During a news conference at UPMC Harrisburg, Klinepeter announced that she is pregnant, fully vaccinated and received her booster shot after learning she was pregnant. The acting secretary says that she and her husband are expecting a son at the end of June.
“I’m sharing this news publicly, because I want my story to help other women across Pennsylvania make an informed decision,” Acting Secretary Klinepeter said. “I am vaccinated, I am boosted and thanks to scientists, doctors and my great teammates at the Department of Health, I’m confident that it was the right decision.”
Both certified in obstetrics and gynecology, Dr. Johnson and Dr. Chavone Momon-Nelson of UPMC Pinnacle discussed the importance of the decision and urged others to talk to their health care provider should they have concerns. The latest CDC reportOpens In A New Window provides details on how the vaccines are safe and effective for all persons wishing to become pregnant, or currently pregnant, or breastfeeding. It also notes that COVID-19 vaccines prevent severe maternal morbidity and adverse birth outcomes.
The CDC also found that women with symptomatic COVID-19 during pregnancy have a more than twofold increased risk for intensive care unit admission, invasive ventilation, and a 70 percent increased risk for death, compared with nonpregnant women with symptomatic infections.
“Since the beginning of the pandemic, we have been following the science, guidance from the Centers for Disease Control and Prevention, and letting that information guide our decision making,” Dr. Johnson continued. “Even with this concrete data on the COVID-19 vaccine and pregnancy, we know that the virus is continually evolving. That is why the monitoring of COVID-19 vaccination during pregnancy is ongoing.”

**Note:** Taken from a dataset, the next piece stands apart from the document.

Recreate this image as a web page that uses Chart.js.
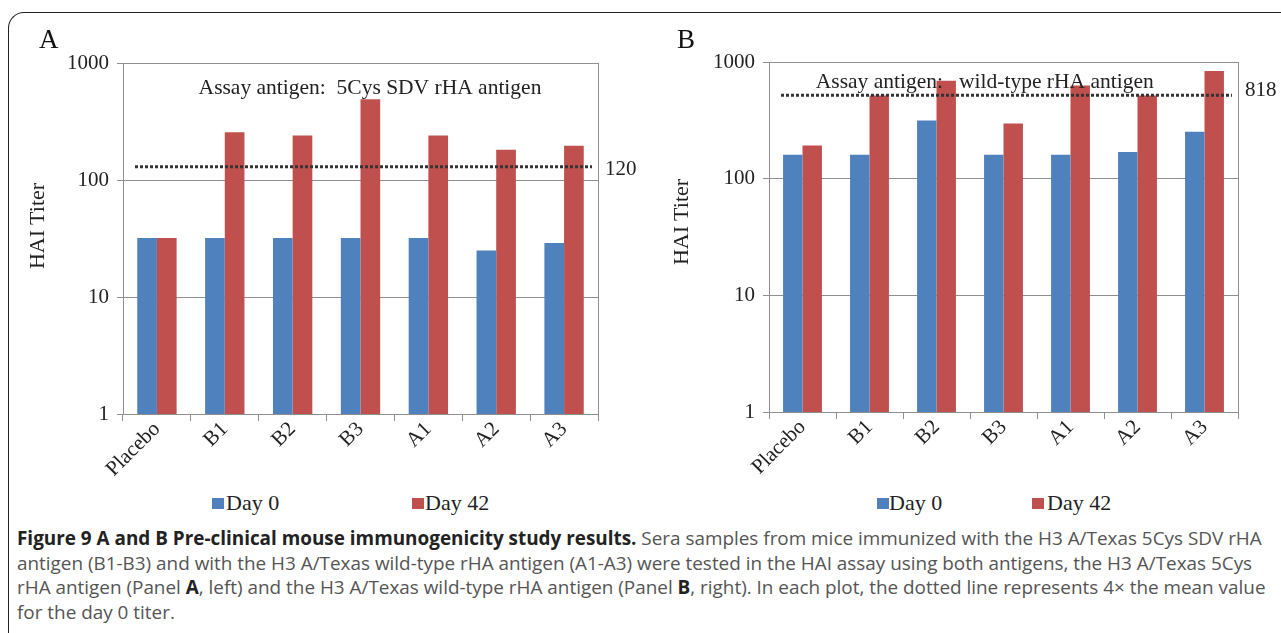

The Department of Health recommends pregnant Pennsylvanians get fully vaccinated and boosted as soon as possible and use the CDC’s v-safe pregnancy registry, which is a smartphone-based tool that offers personalized health check-ins. The app also gathers information from people who received their COVID-19 shot prior to or during pregnancy, which could be critical to healthcare providers and other pregnant persons who are attempting to get educated and make informed decisions about vaccination.